Provided data:
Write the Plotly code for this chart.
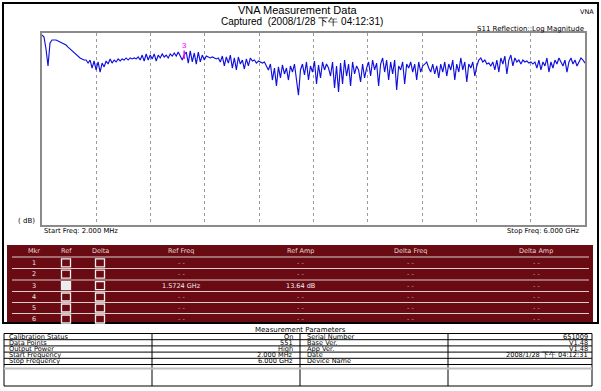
import numpy as np
import plotly.graph_objects as go

W, H = 601, 391

# ---------------- data ----------------
start_mhz = 2.0
stop_mhz = 6000.0
# S11 (return loss, dB), roughly every 2nd sweep point
s11_db = [
    1.2, 2.5, 10.0, 20.6, 6.2, 4.4,
    4.4, 4.4, 5.0, 5.6, 6.2, 6.9, 7.5, 8.8, 10.0, 11.2, 12.5, 13.8, 15.0,
    15.6, 16.2, 16.9, 16.9,
    18.8, 16.9, 21.9, 17.5, 23.1, 18.1, 24.4, 18.8, 21.2, 17.5,
    19.4, 16.2, 18.8, 16.9, 18.1, 16.2, 17.5, 16.2, 16.9, 15.6, 16.9, 15.6, 16.2, 15.6, 16.2, 15.0,
    16.9, 13.8, 17.5, 13.1, 16.9, 13.8, 16.2, 13.1, 17.5, 13.8, 15.6, 13.1, 15.0, 13.8, 15.6, 13.1, 14.4, 12.5, 14.4, 11.9,
    14.4, 16.9, 13.6, 11.9, 18.8, 11.2, 18.1, 12.5, 19.4, 11.9, 18.1, 13.8, 16.9, 14.4,
    15.0, 15.6, 15.0, 15.6, 16.2, 15.6,
    18.1, 14.4, 20.6, 15.0, 18.8, 13.8, 21.9, 15.6, 23.1, 15.0, 19.4, 16.9, 22.5, 16.2, 20.6, 15.6,
    17.5, 16.9, 18.8, 17.5, 18.1, 18.8, 18.1,
    20.6, 23.1, 19.4, 29.4, 21.9, 33.1, 21.2, 28.1, 20.0, 25.6, 21.9, 29.4, 20.6, 24.4, 19.4, 30.6, 38.8, 23.1,
    19.4, 26.2, 18.1, 29.4, 20.6, 24.4, 17.5, 31.9, 20.0, 28.1, 18.1, 23.1, 19.4, 21.9, 26.9, 18.1, 34.4,
    20.6, 36.9, 18.8, 31.9, 16.9, 26.9, 19.4, 33.1, 18.1, 25.6, 20.6, 23.1, 30.6, 19.4, 28.1, 21.9,
    18.1, 26.9, 16.9, 23.1, 18.8, 33.1, 19.4, 15.6, 24.4, 16.9, 29.4, 18.1, 25.6, 16.9, 35.6, 20.6,
    23.1, 18.1, 31.9, 19.4, 21.9, 18.1, 24.4, 19.4, 29.4, 18.1, 24.4, 20.6,
    19.4, 18.1, 21.9, 24.4, 19.4, 25.6, 20.6, 28.1, 19.4, 24.4, 18.1, 26.9, 19.4, 23.1, 16.9, 29.4,
    19.4, 24.4, 15.6, 23.1, 18.1, 30.6, 19.4, 21.9, 18.1, 26.9, 20.6,
    16.9, 15.6, 18.1, 16.9, 19.4, 18.8, 20.6, 18.1, 23.1, 16.9, 24.4, 15.6, 19.4, 14.4, 25.6, 16.9,
    13.8, 20.6, 15.6, 18.1, 16.9, 19.4, 16.9, 18.1, 17.5, 18.8, 18.1,
    19.4, 18.1, 21.9, 16.9, 23.1, 18.1, 20.6, 15.6, 24.4, 18.1, 21.9, 16.9, 19.4, 15.6, 18.1, 20.6,
    16.9, 24.4, 18.1, 15.6, 19.4, 16.9, 20.6, 18.1, 15.6, 16.9, 18.8,
]

marker_ids = ["1", "2", "3", "4", "5", "6"]
marker_ref_on = [False, False, True, False, False, False]
marker_delta_on = [False, False, False, False, False, False]
marker_ref_freq = ["- -", "- -", "1.5724 GHz", "- -", "- -", "- -"]
marker_ref_amp = ["- -", "- -", "13.64 dB", "- -", "- -", "- -"]
marker_delta_freq = ["- -", "- -", "- -", "- -", "- -", "- -"]
marker_delta_amp = ["- -", "- -", "- -", "- -", "- -", "- -"]
active_marker_label = "3"
active_marker_mhz = 1572.4
active_marker_db = 13.64

marker_headers = ["Mkr", "Ref", "Delta", "Ref Freq", "Ref Amp", "Delta Freq", "Delta Amp"]

param_left_labels = ["Calibration Status", "Data Points", "Output Power", "Start Frequency", "Stop Frequency"]
param_left_values = ["On", "551", "High", "2.000 MHz", "6.000 GHz"]
param_right_labels = ["Serial Number", "Base Ver.", "App Ver.", "Date", "Device Name"]
param_right_values = ["651009", "V1.48", "V1.48", "2008/1/28 下午 04:12:31", ""]

FONT = "Liberation Sans, Arial, sans-serif"
FONT_W = "DejaVu Sans, Verdana, sans-serif"


def px(x):
    return x / W


def py(y):
    return 1 - y / H


def txt(x, y, s, size=8, color="black", anchor="center", family=FONT):
    return dict(x=px(x), y=py(y), xref="paper", yref="paper", text=s, showarrow=False,
                xanchor=anchor, yanchor="middle", borderpad=0,
                font=dict(size=size, color=color, family=family))


def rect(x0, y0, x1, y1, line_color="black", width=1, fill=None):
    d = dict(type="rect", xref="paper", yref="paper", x0=px(x0), x1=px(x1), y0=py(y1), y1=py(y0),
             line=dict(color=line_color, width=width))
    if fill:
        d["fillcolor"] = fill
    if width == 0:
        d["line"] = dict(width=0)
    return d


def hline(x0, x1, y, color="black", width=1):
    return dict(type="line", xref="paper", yref="paper", x0=px(x0), x1=px(x1), y0=py(y), y1=py(y),
                line=dict(color=color, width=width))


def vline(x, y0, y1, color="black", width=1):
    return dict(type="line", xref="paper", yref="paper", x0=px(x), x1=px(x), y0=py(y0), y1=py(y1),
                line=dict(color=color, width=width))


freq_mhz = np.linspace(start_mhz, stop_mhz, len(s11_db))

fig = go.Figure()
fig.add_trace(go.Scatter(x=freq_mhz, y=s11_db, mode="lines",
                         line=dict(color="#1010dc", width=1.15), hoverinfo="skip", showlegend=False))
fig.add_trace(go.Scatter(x=[active_marker_mhz], y=[active_marker_db], mode="markers+text",
                         text=[active_marker_label], textposition="top center",
                         textfont=dict(color="#ff00ff", size=8, family=FONT),
                         marker=dict(symbol="line-ns", size=6, line=dict(color="#ff00ff", width=1.5)),
                         hoverinfo="skip", showlegend=False))

shapes = []
ann = []

# outer frame
shapes.append(rect(3, 3, 598, 323, "black", 2))

# header texts
ann.append(txt(297, 10, "VNA Measurement Data", 11))
ann.append(txt(302, 21, "Captured  (2008/1/28 下午 04:12:31)", 10))
ann.append(txt(595, 12, "VNA", 6.5, anchor="right", family=FONT_W))
ann.append(txt(585, 29, "S11 Reflection::Log Magnitude", 7, anchor="right", family=FONT_W))
ann.append(txt(26, 221, "( dB)", 7, family=FONT_W))
ann.append(txt(43, 231, "Start Freq: 2.000 MHz", 6.8, anchor="left", family=FONT_W))
ann.append(txt(581, 231, "Stop Freq: 6.000 GHz", 6.8, anchor="right", family=FONT_W))

# marker table
shapes.append(rect(7, 245, 593, 322, width=0, fill="#6a0a12"))
col_x = [34, 66, 100, 181, 300, 411, 536]
for cx, h in zip(col_x, marker_headers):
    ann.append(txt(cx, 250.5, h, 6.5, "#e4d8d8", family=FONT_W))
row_lines = [257, 268.5, 280, 291.5, 302.5, 313.5]
for yl in row_lines:
    shapes.append(hline(12, 589, yl, "#d8cccc", 1))
row_c = [262.8, 274.2, 285.7, 297, 308, 319]
for i, yc in enumerate(row_c):
    ann.append(txt(col_x[0], yc, marker_ids[i], 6.5, "#ece4e4", family=FONT_W))
    for bx, on in ((col_x[1], marker_ref_on[i]), (col_x[2], marker_delta_on[i])):
        shapes.append(rect(bx - 4.5, yc - 4, bx + 4.5, yc + 4, "#f4f0f0", 1.3,
                           fill="#ececec" if on else None))
    for cx, vals in zip(col_x[3:], (marker_ref_freq, marker_ref_amp, marker_delta_freq, marker_delta_amp)):
        v = vals[i]
        ann.append(txt(cx, yc, v, 6.5, "#c8b4b4" if v.strip() == "- -" else "#f4ecec", family=FONT_W))
# cover under frame bottom
shapes.append(rect(0, 324, 601, 326, width=0, fill="white"))

# parameter table
ann.append(txt(300, 329.5, "Measurement Parameters", 7, family=FONT_W))
top, step = 333.5, 6.2
shapes.append(rect(4, top, 592, 386, "black", 1))
for xv in (152, 300, 448):
    shapes.append(vline(xv, top, 386, "black", 1))
for k in range(1, 6):
    shapes.append(hline(4, 592, top + step * k, "black", 1))
shapes.append(hline(4, 592, top + step * 5 + 4, "#bdbdbd", 2))
for i in range(len(param_left_labels)):
    yc = top + step * (i + 0.5)
    ann.append(txt(8, yc, param_left_labels[i], 6.6, anchor="left", family=FONT_W))
    ann.append(txt(294, yc, param_left_values[i], 6.6, anchor="right", family=FONT_W))
    ann.append(txt(306, yc, param_right_labels[i], 6.6, anchor="left", family=FONT_W))
    ann.append(txt(589, yc, param_right_values[i], 6.6, anchor="right", family=FONT_W))

fig.update_layout(
    width=W, height=H, margin=dict(l=0, r=0, t=0, b=0),
    paper_bgcolor="white", plot_bgcolor="white",
    shapes=shapes, annotations=ann, showlegend=False,
    xaxis=dict(domain=[px(42), px(585)], range=[start_mhz, stop_mhz],
               showline=True, mirror=True, linecolor="#8a8a8a", linewidth=2,
               showgrid=True, gridcolor="#9a9a9a", griddash="dot", gridwidth=1,
               tick0=start_mhz, dtick=(stop_mhz - start_mhz) / 10,
               showticklabels=False, ticks="", zeroline=False, fixedrange=True),
    yaxis=dict(domain=[py(225), py(33)], range=[120, 0],
               showline=True, mirror=True, linecolor="#8a8a8a", linewidth=2,
               showgrid=False, showticklabels=False, ticks="", zeroline=False, fixedrange=True),
)

fig.write_html("out.html", config={"displayModeBar": False},
               post_script="document.body.style.margin='0';document.body.style.overflow='hidden';")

Your task:
Everything from the first line to the line with "W, H = 601, 391" must be repeated exactly, and nothing else. Leave the pictures out.

Complete response:
Write the Plotly code for this chart.
import numpy as np
import plotly.graph_objects as go

W, H = 601, 391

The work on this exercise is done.